Help Wanted

It's an empty position situation!


Wanted: Single Male who enjoys the simpler things in life such as boozing too much on school nights, impromptu dance parties, bad reality television and having adventures on foot or bicycle.  Potential applicants must have extensive knowledge about beatin’ the beat, shenanigans and irony.  Skullduggery and emotional unavailability is a plus, but not required.  Republicans, religious zealots and baby daddies need not apply.   

The deadline for this application is Friday, March 26th.  Interested candidates may forward their resume and headshot to  NO PHONE CALLS, PLEASE!  

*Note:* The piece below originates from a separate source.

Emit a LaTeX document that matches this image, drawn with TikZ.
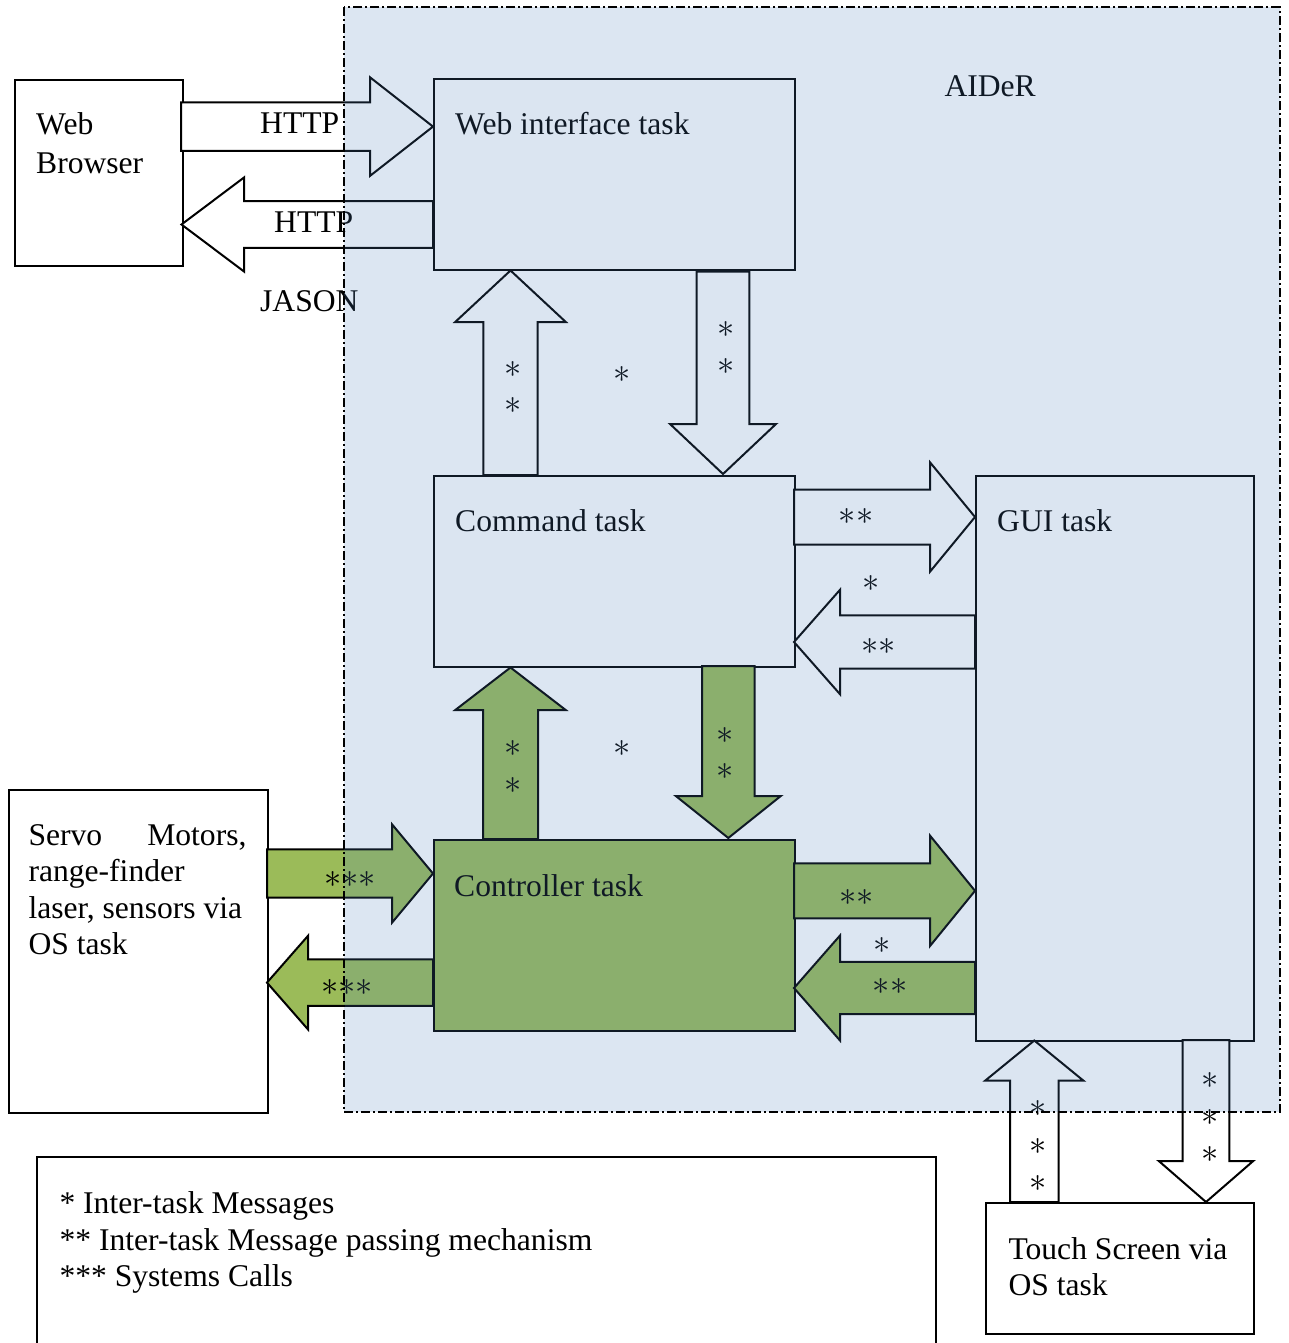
\documentclass[tikz,border=0pt]{standalone}
\usepackage{fontspec}
\usepackage{graphicx}
\setmainfont{Liberation Serif}
\definecolor{ofblue}{HTML}{4F81BD}
\definecolor{ofgreen}{HTML}{9BBB59}
\newcommand\harrow[7]{% style, tail x, tip x, cy, shaft half, head half, head base x
  \draw[#1] (#2,#4-#5) -- (#7,#4-#5) -- (#7,#4-#6) -- (#3,#4) -- (#7,#4+#6) -- (#7,#4+#5) -- (#2,#4+#5) -- cycle;}
\newcommand\varrow[7]{% style, tail y, tip y, cx, shaft half, head half, head base y
  \draw[#1] (#4-#5,#2) -- (#4-#5,#7) -- (#4-#6,#7) -- (#4,#3) -- (#4+#6,#7) -- (#4+#5,#7) -- (#4+#5,#2) -- cycle;}
\newcommand\sta{\scalebox{1.38}{$\ast$}}
\newcommand\stb{\scalebox{1.38}{${\ast}{\ast}$}}
\newcommand\stc{\scalebox{1.38}{${\ast}{\ast}{\ast}$}}
\tikzset{
  box/.style={draw=black, line width=2pt, fill=white, inner sep=0pt, anchor=north west},
  gbox/.style={box, fill=ofgreen},
  warrow/.style={draw=black, line width=2pt, fill=white, line join=miter},
  garrow/.style={draw=black, line width=2pt, fill=ofgreen, line join=miter},
  txt/.style={inner sep=0pt, anchor=base west, font=\fontsize{31.6}{37.5}\selectfont},
  star/.style={inner sep=0pt, font=\fontsize{24.88}{30}\selectfont},
}
\begin{document}
\begin{tikzpicture}[x=1pt,y=-1pt]
\useasboundingbox (0,0) rectangle (1288,1343);
% boxes
\node[box, minimum width=167.5pt, minimum height=185.5pt] (browser) at (14,79.5) {};
\node[box, minimum width=361pt, minimum height=191pt] (webif) at (433,78) {};
\node[box, minimum width=361pt, minimum height=191pt] (cmd) at (433,475) {};
\node[box, minimum width=278pt, minimum height=565pt] (gui) at (975,475) {};
\node[gbox, minimum width=361pt, minimum height=191pt] (ctrl) at (433,839) {};
\node[box, minimum width=259.2pt, minimum height=323.3pt] (servo) at (7.5,789) {};
\node[box, minimum width=268.3pt, minimum height=131.3pt] (touch) at (985,1202) {};
\draw[line width=2pt] (37.3,1350) -- (37.3,1157.3) -- (936,1157.3) -- (936,1350);
% white block arrows
\harrow{warrow}{181}{433}{126.6}{24.2}{49.3}{370}
\harrow{warrow}{433}{181.5}{224.5}{23.3}{47}{244}
\varrow{warrow}{475}{270.5}{510.5}{27.2}{55.3}{322}
\varrow{warrow}{271.7}{474}{723}{26.3}{53}{424}
\harrow{warrow}{794}{975}{517}{27.5}{54.7}{930}
\harrow{warrow}{975}{794}{642}{26.7}{52.2}{840}
\varrow{warrow}{1202}{1040.5}{1034.3}{24.3}{49.2}{1080.7}
\varrow{warrow}{1040}{1202}{1206}{23.3}{47.2}{1161}
% green block arrows
\varrow{garrow}{839}{667.5}{510.5}{27.5}{55.2}{710}
\varrow{garrow}{666}{838}{728.3}{26.3}{52.5}{796}
\harrow{garrow}{267}{433}{873.5}{24.2}{49.2}{392}
\harrow{garrow}{433}{267}{982.6}{23.3}{46.8}{308}
\harrow{garrow}{794}{975}{890.8}{27.5}{55.2}{930}
\harrow{garrow}{975}{794}{988}{26.2}{52.5}{840}
% texts
\node[txt] (t-web) at (36,135) {Web};
\node[txt] (t-browser) at (36,173.3) {Browser};
\node[txt] (t-webif) at (455,135) {Web interface task};
\node[txt] (t-cmd) at (455,531) {Command task};
\node[txt] (t-gui) at (997,531) {GUI task};
\node[txt] (t-ctrl) at (454,896) {Controller task};
\node[txt] (t-aider) at (944.3,96.7) {AIDeR};
\node[txt] (t-http1) at (260,134) {HTTP};
\node[txt] (t-http2) at (274,232.3) {HTTP};
\node[txt] (t-jason) at (260,311.7) {JASON};
\node[txt] (t-servo1) at (28.3,845) {Servo};
\node[txt, anchor=base east] (t-servo1b) at (246.7,845) {Motors,};
\node[txt] (t-servo2) at (28.3,881.5) {range-finder};
\node[txt] (t-servo3) at (28.3,918) {laser, sensors via};
\node[txt] (t-servo4) at (28.3,954.5) {OS task};
\node[txt] (t-touch1) at (1008.3,1259.3) {Touch Screen via};
\node[txt] (t-touch2) at (1008.3,1295.5) {OS task};
\node[txt] (t-leg1) at (59.3,1213.3) {* Inter-task Messages};
\node[txt] (t-leg2) at (59.3,1250) {** Inter-task Message passing mechanism};
\node[txt] (t-leg3) at (59.3,1286.7) {*** Systems Calls};
% asterisk labels
\node[star] (s1) at (512.7,369.3) {\sta};
\node[star] (s2) at (512.7,406) {\sta};
\node[star] (s3) at (622.3,374.3) {\sta};
\node[star] (s4) at (725.7,329.3) {\sta};
\node[star] (s5) at (725.7,366.7) {\sta};
\node[star] (s6) at (856,516.7) {\stb};
\node[star] (s7) at (870.7,583.3) {\sta};
\node[star] (s8) at (878.3,646.7) {\stb};
\node[star] (s9) at (512.9,749) {\sta};
\node[star] (s10) at (512.9,786) {\sta};
\node[star] (s11) at (622.5,749) {\sta};
\node[star] (s12) at (725,735.7) {\sta};
\node[star] (s13) at (725,771.7) {\sta};
\node[star] (s14) at (350,880) {\stc};
\node[star] (s15) at (347,987.3) {\stc};
\node[star] (s16) at (856.7,897.3) {\stb};
\node[star] (s17) at (882.3,946) {\sta};
\node[star] (s18) at (890,986.7) {\stb};
\node[star] (s19) at (1038.3,1108.3) {\sta};
\node[star] (s20) at (1038.3,1146) {\sta};
\node[star] (s21) at (1038.3,1183.3) {\sta};
\node[star] (s22) at (1210,1080.7) {\sta};
\node[star] (s23) at (1210,1117.3) {\sta};
\node[star] (s24) at (1210,1154) {\sta};
% AIDeR region overlay
\fill[ofblue, fill opacity=0.2] (344,7.3) rectangle (1280,1112);
\draw[line width=2pt, dash pattern=on 9pt off 3pt on 2pt off 3pt] (344,7.3) rectangle (1280,1112);
\end{tikzpicture}
\end{document}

TLW is an equal opportunity employer and applicants of all races are encouraged to apply.


5 thoughts on “Help Wanted

  1. does growing up here disqualify me?

    (apart from being a paunchy hirsute darky )

    but your description of the ideal is somewhat like the “adventuresome yet prudent, party animal yet housebody” single ads on craigslist that are the butt of internet jokes.

    How could anyone well-versed in shenanigans, beatin’ the beat and irony not be a self-medicating stoner? A real alky, as you describe, would be too busy drinking on school nights to learn how real people stay sane without racking up DUIs or getting kidnapped by the cutoffs-tats-vinyl crowd.